WOW! Your project looks great! You should sell it!

Great storyline in your film -- something very few folks get right.

Some questions:

1) Can I use some of your photos (with credit) in my HD1/HD10 Guide that's currently in my HD100 Handbook?

2) Since one is still using the camcorder's lens:

a) We know any lens loses quality at full-wide or full-zoom. What zoom setting do you use?

b) We know that with a 1/3-inch CCD -- the optimal aperature is f/4. Any more open, and quality drops. Likewise, any more closed than f/5.6, and quality starts dropping fast.

Since I want a 1/30th or 1/60th shutter-speed -- that means the light falling on the GG must be correct for a range from 1/30th at f/4 to 1/60th at f/5.6. That's only a 4-stop range! Do you find you can keep the camera in this range?

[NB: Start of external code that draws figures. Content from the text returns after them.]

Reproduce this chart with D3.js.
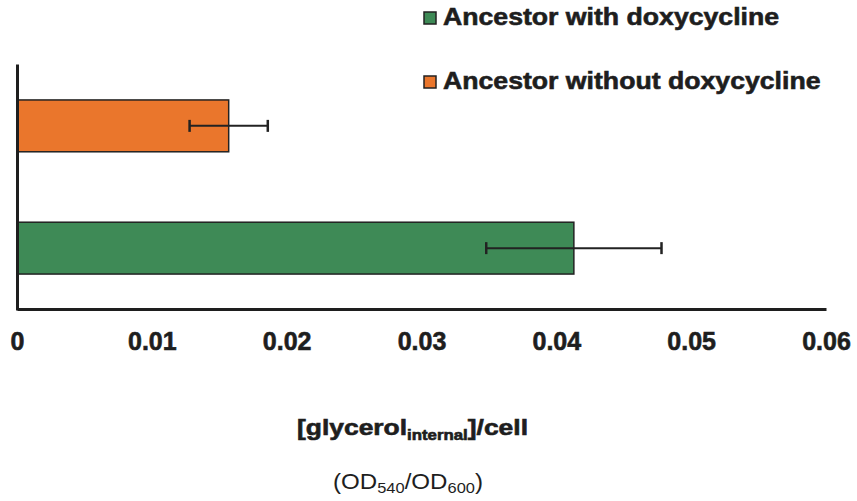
<!DOCTYPE html>
<html>
<head>
<meta charset="utf-8">
<script src="https://cdn.jsdelivr.net/npm/d3@7"></script>
<style>
    body { margin: 0; background: #fff; }
    text { font-family: "Liberation Sans", Arial, Helvetica, sans-serif; fill: #1e1e1e; }
    .heavy { stroke: #1e1e1e; stroke-width: 0.6px; }
</style>
</head>
<body>
<svg id="chart" width="857" height="501"></svg>
<script>
// categories top to bottom, as drawn
var categories = ["Ancestor without doxycycline", "Ancestor with doxycycline"];
var means = [0.0157, 0.0413];
var errs = [0.0029, 0.0065];
var legendItems = ["Ancestor with doxycycline", "Ancestor without doxycycline"];
var xTicks = [0, 0.01, 0.02, 0.03, 0.04, 0.05, 0.06];

var colors = {
    "Ancestor with doxycycline": "#3e8a56",
    "Ancestor without doxycycline": "#ea762c"
};

var svg = d3.select("#chart");

var x = d3.scaleLinear().domain([0, 0.06]).range([17, 826]);
var y = d3.scaleBand().domain(categories).range([64, 310])
    .paddingInner(0.576).paddingOuter(0.294);

var data = categories.map(function(c, i) {
    return {cat: c, mean: means[i], err: errs[i]};
});

// bars
svg.selectAll("rect.bar")
    .data(data)
    .enter().append("rect")
    .attr('class', 'bar')
    .attr('x', x(0))
    .attr('y', function(d) { return y(d.cat); })
    .attr('width', function(d) { return x(d.mean) - x(0); })
    .attr('height', y.bandwidth())
    .attr('fill', function(d) { return colors[d.cat]; })
    .attr('stroke', '#222')
    .attr('stroke-width', 1.5);

// error bars
var eb = svg.selectAll("g.err")
    .data(data)
    .enter().append("g")
    .attr('class', 'err')
    .attr('stroke', '#222')
    .attr('stroke-width', 2);

eb.append("line")
    .attr('x1', function(d) { return x(d.mean - d.err); })
    .attr('x2', function(d) { return x(d.mean + d.err); })
    .attr('y1', function(d) { return y(d.cat) + y.bandwidth() / 2; })
    .attr('y2', function(d) { return y(d.cat) + y.bandwidth() / 2; });

[-1, 1].forEach(function(s) {
    eb.append("line")
        .attr('x1', function(d) { return x(d.mean + s * d.err); })
        .attr('x2', function(d) { return x(d.mean + s * d.err); })
        .attr('y1', function(d) { return y(d.cat) + y.bandwidth() / 2 - 6; })
        .attr('y2', function(d) { return y(d.cat) + y.bandwidth() / 2 + 6; })
        .attr('stroke-width', 2.5);
});

// axes
var xAxis = svg.append("g")
    .attr('transform', 'translate(0,309)')
    .call(d3.axisBottom(x).tickValues(xTicks).tickSize(0).tickPadding(23)
        .tickFormat(function(d) { return d === 0 ? "0" : d3.format(".2f")(d); }));
xAxis.select(".domain").attr('stroke', '#1e1e1e').attr('stroke-width', 3);
xAxis.selectAll("text")
    .attr('class', 'heavy')
    .style('font-size', '25px')
    .style('font-weight', 'bold')
    .style('font-family', '"Liberation Sans", Arial, sans-serif')
    .attr('fill', '#1e1e1e');

var yAxis = svg.append("g")
    .attr('transform', 'translate(17,0)')
    .call(d3.axisLeft(y).tickSize(0).tickFormat(""));
yAxis.select(".domain").attr('stroke', '#1e1e1e').attr('stroke-width', 3);

// legend
var leg = svg.selectAll("g.legend")
    .data(legendItems)
    .enter().append("g")
    .attr('class', 'legend')
    .attr('transform', function(d, i) { return 'translate(424,' + (12 + i * 64) + ')'; });

leg.append("rect")
    .attr('width', 12)
    .attr('height', 12)
    .attr('fill', function(d) { return colors[d]; })
    .attr('stroke', '#222')
    .attr('stroke-width', 1.5);

leg.append("text")
    .attr('class', 'heavy')
    .attr('x', 19)
    .attr('y', 13)
    .style('font-size', '24px')
    .style('font-weight', 'bold')
    .text(function(d) { return d; })
    .each(function() {
        var w = this.getComputedTextLength();
        d3.select(this).attr('textLength', w * 1.11).attr('lengthAdjust', 'spacingAndGlyphs');
    });

// axis title
var t1 = svg.append("text")
    .attr('class', 'heavy')
    .attr('x', 297)
    .attr('y', 435)
    .style('font-size', '22px')
    .style('font-weight', 'bold');
t1.append("tspan").text("[glycerol");
t1.append("tspan").attr('dy', 5).style('font-size', '14px').text("internal");
t1.append("tspan").attr('dy', -5).text("]/cell");
t1.attr('textLength', 231).attr('lengthAdjust', 'spacingAndGlyphs');

var t2 = svg.append("text")
    .attr('x', 333)
    .attr('y', 489)
    .style('font-size', '22px');
t2.append("tspan").text("(OD");
t2.append("tspan").attr('dy', 4).style('font-size', '15px').text("540");
t2.append("tspan").attr('dy', -4).text("/OD");
t2.append("tspan").attr('dy', 4).style('font-size', '15px').text("600");
t2.append("tspan").attr('dy', -4).text(")");
t2.attr('textLength', 150).attr('lengthAdjust', 'spacingAndGlyphs');
</script>
</body>
</html>
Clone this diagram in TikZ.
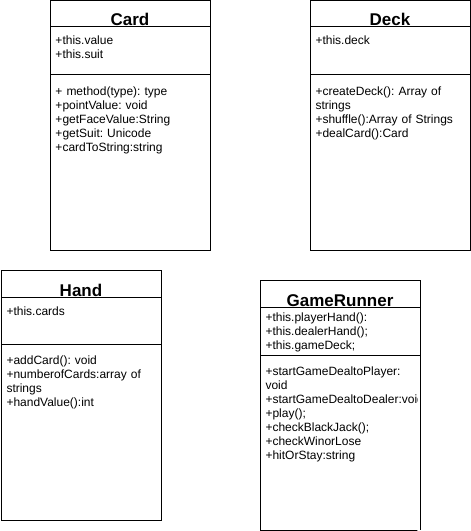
\documentclass[tikz,border=0pt]{standalone}
\usepackage{fontspec}
\setmainfont{Liberation Sans}
\frenchspacing
\begin{document}
\begin{tikzpicture}[x=1pt,y=-1pt]
    \tikzset{
        part/.style={draw, rectangle, line width=1pt, inner xsep=5.5pt, inner ysep=0pt, outer sep=0pt, text width=149pt, anchor=north west},
        classname/.style={part, align=center, font=\fontsize{17}{20}\selectfont\bfseries, text depth=1pt},
        members/.style={part, align=left, font=\fontsize{12}{14}\selectfont\frenchspacing}
    }
    \useasboundingbox (0,0) rectangle (471,531);

    \draw node[classname, text height=24.5pt] (card) at (50,0.5) {Card};
    \draw node[members, text height=18pt, text depth=30pt] (cardattr) at (50,26) {+this.value\\+this.suit};
    \draw node[members, text height=21pt, text depth=155pt] (cardops) at (50,74) {+ method(type): type\\+pointValue: void\\+getFaceValue:String\\+getSuit: Unicode\\+cardToString:string};

    \draw node[classname, text height=24.5pt] (deck) at (310,0.5) {Deck};
    \draw node[members, text height=18pt, text depth=30pt] (deckattr) at (310,26) {+this.deck};
    \draw node[members, text height=21pt, text depth=155pt] (deckops) at (310,74) {+createDeck(): Array of\\strings\\+shuffle():Array of Strings\\+dealCard():Card};

    \draw node[classname, text height=26pt] (hand) at (1,270) {Hand};
    \draw node[members, text height=18pt, text depth=29pt] (handattr) at (1,297) {+this.cards};
    \draw node[members, text height=20pt, text depth=156pt] (handops) at (1,344) {+addCard(): void\\+numberofCards:array of\\strings\\+handValue():int};

    \draw node[classname, text height=26pt] (game) at (260,280) {GameRunner};
    \draw node[members, text height=14pt, text depth=34pt] (gameattr) at (260,307) {+this.playerHand():\\+this.dealerHand();\\+this.gameDeck;};
    \begin{scope}
        \clip (255,350) rectangle (417.3,535);
        \draw node[members, text height=20pt, text depth=155pt] (gameops) at (260,355) {+startGameDealtoPlayer:\\void\\\leavevmode\rlap{+startGameDealtoDealer:void}\\+play();\\+checkBlackJack();\\+checkWinorLose\\+hitOrStay:string};
    \end{scope}
    \draw[line width=1pt] (gameops.north east) -- (gameops.south east);

\end{tikzpicture}
\end{document}
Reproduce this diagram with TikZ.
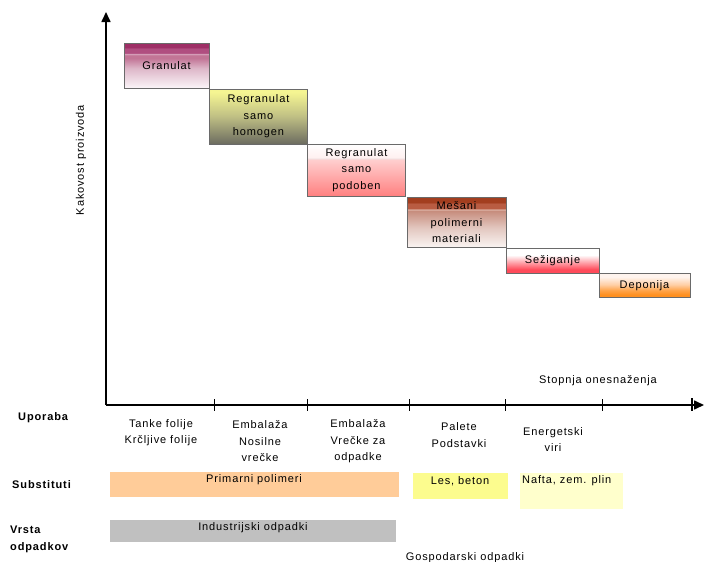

c) How any stops of light are lost by the adaptor?

d) Do you use ND filters in bright sunlight?

e) Of course, one can adjust the 35mm lens aperature -- but if you don't stay at f/1.4 to f/2 -- you will start increasing DOF. What do you typically set this lens to? What lens are you using? (Still the Nikon 1.8?)

3) How do you get focus without being able to zoom your 35mm lens to get a CU on which to focus? Is that why you added the side monitor?

4) I assume you mounted the monitor upside-down. Correct? Which one is it?

5) Did you find a short-cable to feed your monitor?

THANK YOU SO MUCH!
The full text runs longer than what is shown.